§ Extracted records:
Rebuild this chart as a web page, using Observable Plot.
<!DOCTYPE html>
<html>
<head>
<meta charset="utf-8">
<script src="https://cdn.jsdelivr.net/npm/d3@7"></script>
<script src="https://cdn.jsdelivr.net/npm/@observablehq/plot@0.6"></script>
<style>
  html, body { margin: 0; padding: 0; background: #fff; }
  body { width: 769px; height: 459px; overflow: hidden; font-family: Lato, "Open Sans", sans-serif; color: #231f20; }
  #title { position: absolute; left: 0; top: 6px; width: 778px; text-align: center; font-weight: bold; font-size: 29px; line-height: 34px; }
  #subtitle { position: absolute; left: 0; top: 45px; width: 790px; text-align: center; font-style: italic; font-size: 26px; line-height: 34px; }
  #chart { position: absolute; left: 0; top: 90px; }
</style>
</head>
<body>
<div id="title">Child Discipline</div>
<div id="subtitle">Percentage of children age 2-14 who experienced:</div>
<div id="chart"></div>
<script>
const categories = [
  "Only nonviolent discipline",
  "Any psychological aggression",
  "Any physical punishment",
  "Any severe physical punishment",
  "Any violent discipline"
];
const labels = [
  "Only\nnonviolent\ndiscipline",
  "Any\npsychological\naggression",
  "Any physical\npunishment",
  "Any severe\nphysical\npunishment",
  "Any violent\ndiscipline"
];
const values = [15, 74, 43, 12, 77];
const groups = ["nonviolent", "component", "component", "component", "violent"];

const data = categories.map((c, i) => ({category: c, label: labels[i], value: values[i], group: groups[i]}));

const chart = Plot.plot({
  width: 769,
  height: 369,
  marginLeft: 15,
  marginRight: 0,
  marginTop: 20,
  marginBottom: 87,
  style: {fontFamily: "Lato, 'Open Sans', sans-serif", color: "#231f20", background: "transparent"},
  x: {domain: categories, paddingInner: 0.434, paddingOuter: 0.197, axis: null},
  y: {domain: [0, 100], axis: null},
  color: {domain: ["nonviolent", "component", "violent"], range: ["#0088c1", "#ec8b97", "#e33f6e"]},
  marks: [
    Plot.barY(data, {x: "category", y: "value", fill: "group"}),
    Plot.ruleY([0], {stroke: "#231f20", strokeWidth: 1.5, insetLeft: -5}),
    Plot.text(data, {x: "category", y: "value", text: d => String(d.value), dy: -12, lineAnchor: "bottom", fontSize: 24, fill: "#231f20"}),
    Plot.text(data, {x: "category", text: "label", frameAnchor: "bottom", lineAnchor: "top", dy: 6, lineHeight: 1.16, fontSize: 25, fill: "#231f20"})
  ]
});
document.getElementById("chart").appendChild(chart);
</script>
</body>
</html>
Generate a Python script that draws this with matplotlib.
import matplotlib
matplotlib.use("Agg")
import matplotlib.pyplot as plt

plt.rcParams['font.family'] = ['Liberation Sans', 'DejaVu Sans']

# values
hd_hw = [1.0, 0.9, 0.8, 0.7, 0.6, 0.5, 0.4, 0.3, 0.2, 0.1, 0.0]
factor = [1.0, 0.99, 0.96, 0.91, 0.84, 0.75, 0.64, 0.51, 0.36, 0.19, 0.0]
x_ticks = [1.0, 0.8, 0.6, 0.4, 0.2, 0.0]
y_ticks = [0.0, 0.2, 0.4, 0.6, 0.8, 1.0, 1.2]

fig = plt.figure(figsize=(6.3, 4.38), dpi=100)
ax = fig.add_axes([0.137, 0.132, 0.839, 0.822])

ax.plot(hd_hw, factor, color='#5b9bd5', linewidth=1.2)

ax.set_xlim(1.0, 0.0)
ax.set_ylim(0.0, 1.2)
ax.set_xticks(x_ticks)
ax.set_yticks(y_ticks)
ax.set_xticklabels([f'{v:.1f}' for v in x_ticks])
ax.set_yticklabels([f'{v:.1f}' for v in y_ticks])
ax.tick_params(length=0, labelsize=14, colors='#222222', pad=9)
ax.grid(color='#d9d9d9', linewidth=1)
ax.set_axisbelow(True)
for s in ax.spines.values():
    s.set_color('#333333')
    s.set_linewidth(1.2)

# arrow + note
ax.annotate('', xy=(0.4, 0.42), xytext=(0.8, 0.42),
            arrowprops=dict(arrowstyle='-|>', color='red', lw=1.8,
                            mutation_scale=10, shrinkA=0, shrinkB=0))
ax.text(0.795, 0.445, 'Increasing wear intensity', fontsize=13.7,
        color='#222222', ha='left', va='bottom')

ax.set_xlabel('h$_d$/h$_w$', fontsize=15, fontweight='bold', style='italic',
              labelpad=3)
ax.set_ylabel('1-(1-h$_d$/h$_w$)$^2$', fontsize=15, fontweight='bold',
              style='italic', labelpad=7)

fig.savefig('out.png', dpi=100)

§ Goal: Print the material once more, exactly.

§ Response to the exercise:
Rebuild this chart as a web page, using Observable Plot.
<!DOCTYPE html>
<html>
<head>
<meta charset="utf-8">
<script src="https://cdn.jsdelivr.net/npm/d3@7"></script>
<script src="https://cdn.jsdelivr.net/npm/@observablehq/plot@0.6"></script>
<style>
  html, body { margin: 0; padding: 0; background: #fff; }
  body { width: 769px; height: 459px; overflow: hidden; font-family: Lato, "Open Sans", sans-serif; color: #231f20; }
  #title { position: absolute; left: 0; top: 6px; width: 778px; text-align: center; font-weight: bold; font-size: 29px; line-height: 34px; }
  #subtitle { position: absolute; left: 0; top: 45px; width: 790px; text-align: center; font-style: italic; font-size: 26px; line-height: 34px; }
  #chart { position: absolute; left: 0; top: 90px; }
</style>
</head>
<body>
<div id="title">Child Discipline</div>
<div id="subtitle">Percentage of children age 2-14 who experienced:</div>
<div id="chart"></div>
<script>
const categories = [
  "Only nonviolent discipline",
  "Any psychological aggression",
  "Any physical punishment",
  "Any severe physical punishment",
  "Any violent discipline"
];
const labels = [
  "Only\nnonviolent\ndiscipline",
  "Any\npsychological\naggression",
  "Any physical\npunishment",
  "Any severe\nphysical\npunishment",
  "Any violent\ndiscipline"
];
const values = [15, 74, 43, 12, 77];
const groups = ["nonviolent", "component", "component", "component", "violent"];

const data = categories.map((c, i) => ({category: c, label: labels[i], value: values[i], group: groups[i]}));

const chart = Plot.plot({
  width: 769,
  height: 369,
  marginLeft: 15,
  marginRight: 0,
  marginTop: 20,
  marginBottom: 87,
  style: {fontFamily: "Lato, 'Open Sans', sans-serif", color: "#231f20", background: "transparent"},
  x: {domain: categories, paddingInner: 0.434, paddingOuter: 0.197, axis: null},
  y: {domain: [0, 100], axis: null},
  color: {domain: ["nonviolent", "component", "violent"], range: ["#0088c1", "#ec8b97", "#e33f6e"]},
  marks: [
    Plot.barY(data, {x: "category", y: "value", fill: "group"}),
    Plot.ruleY([0], {stroke: "#231f20", strokeWidth: 1.5, insetLeft: -5}),
    Plot.text(data, {x: "category", y: "value", text: d => String(d.value), dy: -12, lineAnchor: "bottom", fontSize: 24, fill: "#231f20"}),
    Plot.text(data, {x: "category", text: "label", frameAnchor: "bottom", lineAnchor: "top", dy: 6, lineHeight: 1.16, fontSize: 25, fill: "#231f20"})
  ]
});
document.getElementById("chart").appendChild(chart);
</script>
</body>
</html>
Generate a Python script that draws this with matplotlib.
import matplotlib
matplotlib.use("Agg")
import matplotlib.pyplot as plt

plt.rcParams['font.family'] = ['Liberation Sans', 'DejaVu Sans']

# values
hd_hw = [1.0, 0.9, 0.8, 0.7, 0.6, 0.5, 0.4, 0.3, 0.2, 0.1, 0.0]
factor = [1.0, 0.99, 0.96, 0.91, 0.84, 0.75, 0.64, 0.51, 0.36, 0.19, 0.0]
x_ticks = [1.0, 0.8, 0.6, 0.4, 0.2, 0.0]
y_ticks = [0.0, 0.2, 0.4, 0.6, 0.8, 1.0, 1.2]

fig = plt.figure(figsize=(6.3, 4.38), dpi=100)
ax = fig.add_axes([0.137, 0.132, 0.839, 0.822])

ax.plot(hd_hw, factor, color='#5b9bd5', linewidth=1.2)

ax.set_xlim(1.0, 0.0)
ax.set_ylim(0.0, 1.2)
ax.set_xticks(x_ticks)
ax.set_yticks(y_ticks)
ax.set_xticklabels([f'{v:.1f}' for v in x_ticks])
ax.set_yticklabels([f'{v:.1f}' for v in y_ticks])
ax.tick_params(length=0, labelsize=14, colors='#222222', pad=9)
ax.grid(color='#d9d9d9', linewidth=1)
ax.set_axisbelow(True)
for s in ax.spines.values():
    s.set_color('#333333')
    s.set_linewidth(1.2)

# arrow + note
ax.annotate('', xy=(0.4, 0.42), xytext=(0.8, 0.42),
            arrowprops=dict(arrowstyle='-|>', color='red', lw=1.8,
                            mutation_scale=10, shrinkA=0, shrinkB=0))
ax.text(0.795, 0.445, 'Increasing wear intensity', fontsize=13.7,
        color='#222222', ha='left', va='bottom')

ax.set_xlabel('h$_d$/h$_w$', fontsize=15, fontweight='bold', style='italic',
              labelpad=3)
ax.set_ylabel('1-(1-h$_d$/h$_w$)$^2$', fontsize=15, fontweight='bold',
              style='italic', labelpad=7)

fig.savefig('out.png', dpi=100)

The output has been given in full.